Much of the piece is predicated on criminology studies. He cites the work of psychologist Carla Van Dam, and the autobiography of child predator Donald Silva. Through that lens, it’s an interesting, if unsettling, read about the ways child abusers ingratiate themselves with their communities, select their targets, and hide their crimes. These points are undoubtedly crucial to understanding how someone like Sandusky could, as a trusted adult, begin to terrorize the children close to him. In describing the 1998 incident in which Sandusky was questioned by the mother of a boy who was fondled in the shower, Gladwell writes, “this is standard child-molester tradecraft. The successful pedophile does not select his targets arbirtrarily. He culls them from a larger pool, testing and probing until he finds the most vulnerable … children with vigilant parents are too risky.”

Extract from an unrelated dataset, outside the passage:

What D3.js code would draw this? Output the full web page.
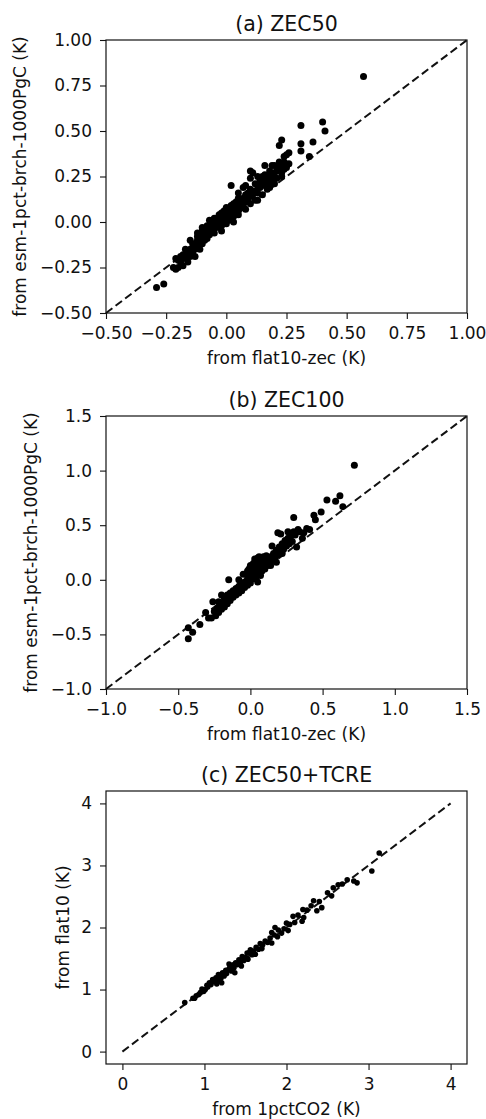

Also critical to the success of a pedophile, Gladwell notes early in the piece, is his ability to make other adults believe he is incapable of abuse. That any suspicion of wrongdoing should be chalked up to a misunderstanding, or, at worst, a foolish but not malicious boundary issue:
“When monsters roam free, we assume that people in positions of authority ought to be able to catch them if they only did their jobs. But that might be wishful thinking. A pedophile … is someone adept not just at preying on children but at confusing, deceiving, and charming the adults responsible for those children—which is something to keep in mind in the case of the scandal at Penn State and the conviction, earlier this year, of the former assistant football coach Jerry Sandusky on child-molestation charges.”
Cue my confused head tilt. Are the cover-up charges facing Curley and Schultz not something of a hint that there was more at play in the Penn State scandal than one deceptive criminal? It’s merely “wishful thinking” to hope that administrators who suspected sexual abuse would follow through on those to the furthest degree possible?
After a few more pages documenting the meticulous, unsavory methods of Sandusky and other pedophiles, the end of “In Plain View” hits like a nosedive into a shallow swimming pool. Why didn’t Schultz, Curley, Spanier, and yes, Joe Paterno, do more when Mike McQueary reported the now-infamous 2001 shower incident? Gladwell assesses:
“Horsing around in the shower? That was Jerry being Jerry. It did not occur to them that the goofy, horseplaying Sandusky they thought they knew was another of Sandusky’s deceptions.”
And that, hopeful readers, is it. That is the harshest thing Gladwell has to say about any of the officials involved, other than a nondescript mention that they “currently face criminal charges.” He doesn’t say what the charges are. Or mention the subsequent investigations that suggest they knew exactly the type of “horseplay” Sandusky was engaging in. The problem, according to Gladwell, is not that officials were too scared to disturb the Happy Valley ethos, or that maybe the pecking order between the school and its football program was just a leetle off-balance, but that Sandusky was a magician of public image. An expert at his “tradecraft.” He just had them completely duped.
It’s a disturbingly short-sighted diagnosis of the Penn State problem. Instead of using the “criminal psyche” lens as a way to illuminate dark, uncharted corners in the oft-told narrative, Gladwell only shines a distant spotlight, casting Sandusky in a monotone pall and leaving the characters around him unquestioned. It’s an oversimplification that dismisses an institutional failure as just a cautionary instance of weasel-predators fooling their peers.
It was wishful thinking, on my part, to hope that any one piece of star-aligning, sense-making prose could answer all the questions raised by the Penn State tragedy. And Gladwell is right that psychological manipulation is key to understanding such crimes. But to place the blame exclusively on the criminal himself—and not on the moral compass of those around him—is to ignore a crucial reason why, as Gladwell himself puts it, “child molestors get away with it.”